With Bjork’s new LP, Homogenic, we’re treated to Bjork being, well, Bjork. Her voice is at once water and fire. Usually it’s the sound of pure motion. But Bjork is also capable of the sparking, pure tone. That control makes for a nice match with her music, which blends skittering abstract beats and electronics with warm classical strings and lush tones.
Bjork, of course, wasn’t born with the “diva” tiara. Far from it. The girl had to put in time. She had to work. The Sugarcubes, who debuted on American shores in 1988, released three LPs before Bjork cashed in her chips. Of these, their debut, Life’s Too Good, is the easy library selection. Though a recent uncorking shows Life’s Too Good to have a rather overwhelming new wave nose, there are moments of stunning Bjorkness. On the gorgeous “Birthday,” she simply defies gravity, spinning a wonderland world while a loopy bass line seems her only tether to Earth. Other standouts include the swooping “Motorcrash” and rather rocking “Delicious Demon.” There are plans in the works to compile a Sugarcubes greatest hits collection, Great Crossover Potential, which will pluck the prime cuts from Here Today, Tomorrow, Next Week! and Stick Around For Joy. Save those pennies, Bjork fans!
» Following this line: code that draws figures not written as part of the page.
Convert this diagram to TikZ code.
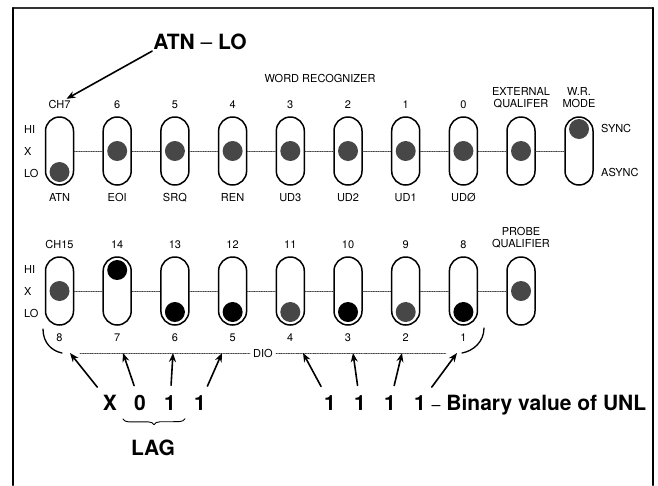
\documentclass[tikz,border=0pt]{standalone}
\usepackage{fontspec}
\setmainfont{TeX Gyre Heros}
\usetikzlibrary{arrows.meta,positioning,decorations.pathreplacing}
\tikzset{
    every picture/.style={line cap=round,line join=round},
    slot/.style={draw=black,line width=1.5pt,rounded corners=14pt,
      minimum width=28pt,minimum height=68pt,inner sep=0pt},
    knob/.style={circle,fill=black!72,minimum size=20pt,inner sep=0pt},
    solidknob/.style={knob,fill=black},
    tie/.style={draw=black!75,line width=0.7pt,densely dotted},
    lbl/.style={font=\fontsize{11}{12}\selectfont,inner sep=1pt,
      text height=8pt,text depth=0pt},
    lbltwo/.style={font=\fontsize{11}{12}\selectfont,inner sep=1pt,align=center},
    bigtxt/.style={font=\fontsize{21}{24}\selectfont\bfseries,inner sep=1pt},
    pointer/.style={-{Stealth[length=9pt,width=7pt]},line width=1.6pt}
}

\begin{document}
\begin{tikzpicture}[x=1pt,y=-1pt]
  \useasboundingbox (0,0) rectangle (658,485);
  % frame
  \draw[line width=1.2pt,draw=black!80] (13,8) -- (653,8);
  \draw[line width=2.4pt] (13,8) -- (13,485);
  \draw[line width=2.4pt] (653,8) -- (653,485);

  % word recognizer switches
  \node[lbl] (wr) at (320,78) {WORD RECOGNIZER};
  \foreach \n/\s/\dy [count=\i from 0] in {CH7/ATN/21,6/EOI/0,5/SRQ/0,4/REN/0,
      3/UD3/0,2/UD2/0,1/UD1/0,0/UDØ/0}{
    \node[slot] (t\i) at (59.5+57.7*\i,151) {};
    \node[knob] (tk\i) at (59.5+57.7*\i,151+\dy) {};
    \node[lbl,above=7pt of t\i] (tn\i) {\n};
    \node[lbl,below=7pt of t\i] (ts\i) {\s};}
  \node[slot] (t8) at (521,151) {};
  \node[knob] (tk8) at (t8) {};
  \node[lbltwo,above=7pt of t8] (ext) {EXTERNAL\\QUALIFER};
  \node[slot] (t9) at (579,151) {};
  \node[knob] (tk9) at (579,129) {};
  \node[lbltwo,above=7pt of t9] (mode) {W.R.\\MODE};
  \node[lbl,anchor=west] (sync) at (600,128) {SYNC};
  \node[lbl,anchor=west] (async) at (600,172) {ASYNC};
  \foreach \i [evaluate=\i as \j using int(\i+1)] in {0,...,8}
    \draw[tie] (t\i.east) -- (t\j.west);

  % probe switches
  \foreach \n/\s/\dy/\f [count=\i from 0] in {CH15/8/0/knob,14/7/-21/solidknob,
      13/6/21/solidknob,12/5/21/solidknob,11/4/21/knob,10/3/21/solidknob,
      9/2/21/knob,8/1/21/solidknob}{
    \node[slot] (b\i) at (59.5+57.7*\i,291) {};
    \node[\f] (bk\i) at (59.5+57.7*\i,291+\dy) {};
    \node[lbl,above=7pt of b\i] (bn\i) {\n};
    \node[lbl,below=7pt of b\i] (bs\i) {\s};}
  \node[slot] (b8) at (521,291) {};
  \node[knob] (bk8) at (b8) {};
  \node[lbltwo,above=7pt of b8] (probe) {PROBE\\QUALIFIER};
  \foreach \i [evaluate=\i as \j using int(\i+1)] in {0,...,7}
    \draw[tie] (b\i.east) -- (b\j.west);

  % HI / X / LO
  \foreach \r/\q in {151/t,291/b}{
    \node[lbl,anchor=west] (\q hi) at (23,\r-22) {HI};
    \node[lbl,anchor=west] (\q x) at (23,\r) {X};
    \node[lbl,anchor=west] (\q lo) at (23,\r+22) {LO};}

  % ATN - LO
  \node[bigtxt] (atn) at (200,42) {ATN \textmd{--} LO};
  \draw[pointer] (atn.south west) -- ([xshift=7pt]tn0.north);

  % DIO bus
  \foreach \x [count=\i] in {70,123,173,222,303,353,402,457}
    \coordinate (p\i) at (\x,353);
  \coordinate (dl) at (80,353);
  \coordinate (dr) at (446,353);
  \node[lbl,fill=white,inner xsep=3pt] (dio) at (263,353) {DIO};
  \draw[tie] (dl) -- (dio) -- (dr);
  \coordinate (cl) at (43,329);
  \coordinate (cr) at (484,328);
  \draw[line width=1.3pt] (cl) .. controls (43,343) and (52,351) .. ([xshift=-8pt]p1);
  \draw[line width=1.3pt] (cr) .. controls (484,342) and (473,351) .. ([xshift=5pt]p8);

  % binary value
  \foreach \v/\x [count=\i] in {X/110,0/140,1/170,1/200,1/330,1/360,1/390,1/420}{
    \node[bigtxt] (d\i) at (\x,403) {\v};
    \draw[pointer,shorten <=9pt] (d\i) -- (p\i);}
  \node[bigtxt,anchor=base west] (unl) at (d8.base east)
    {\,{\fontsize{16}{16}\selectfont\textmd{--}} Binary value of UNL};
  \draw[line width=0.9pt,decorate,decoration={brace,mirror,amplitude=6pt}]
    ([shift={(-10pt,-7pt)}]d2.south west) -- ([shift={(8pt,-7pt)}]d3.south east);
  \node[bigtxt] (lag) at (153,448) {LAG};
\end{tikzpicture}
\end{document}
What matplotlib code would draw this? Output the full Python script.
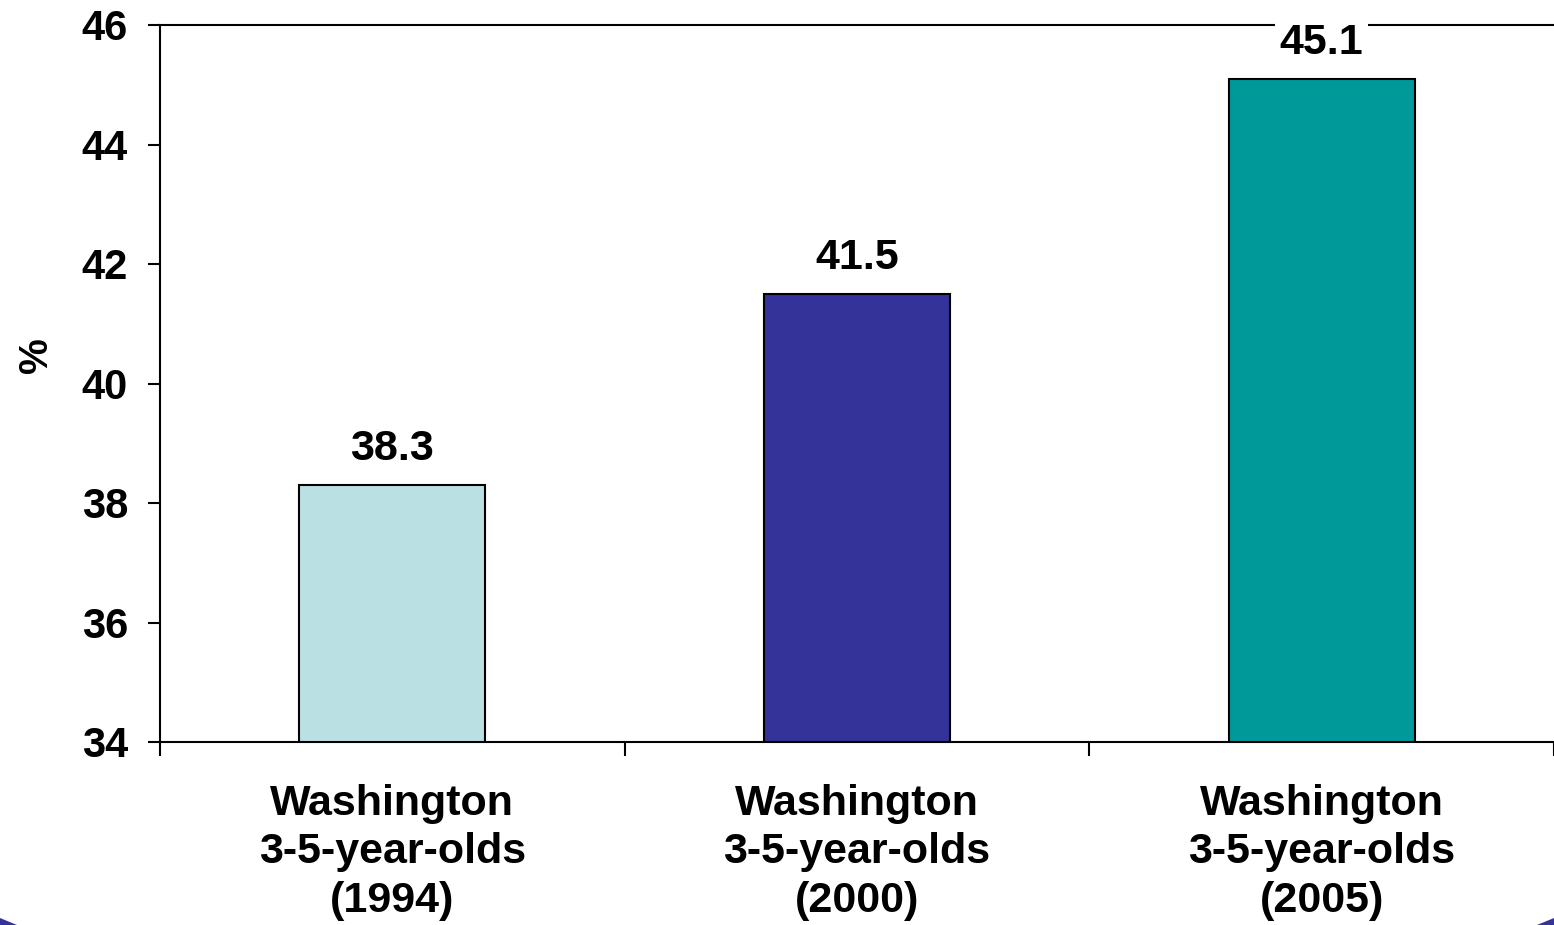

I’ve never had an Icelandic wine. Can’t say as I’ve even enjoyed the delights of an Icelandic brew. In fact, Bjork and the Sugarcubes may be the only Icelandic knowledge I possess beside the fact that Iceland and Alaska share a similar latitude. True. I looked it up. Coincidence, huh? Let’s hope Iceland has beer similar toAlaskan Amber Ale. Here in the Northwest, Alaskan Amber can be had easily, bountifully. I hope the same is true in your town, for Alaskan Amber is a mouthful of deep, delicious caramel malt. Tucked inside that sweet kernel is a bright-to-the-point-of-bursting nugget of fresh hops that tastes great cold and blossoms beautifully as the brew warms in the glass. It’s a beer that resonates with a clear, rich baritone of the malt but is also sculpted by the perfectly placed hops. It’s also pretty great with ribs.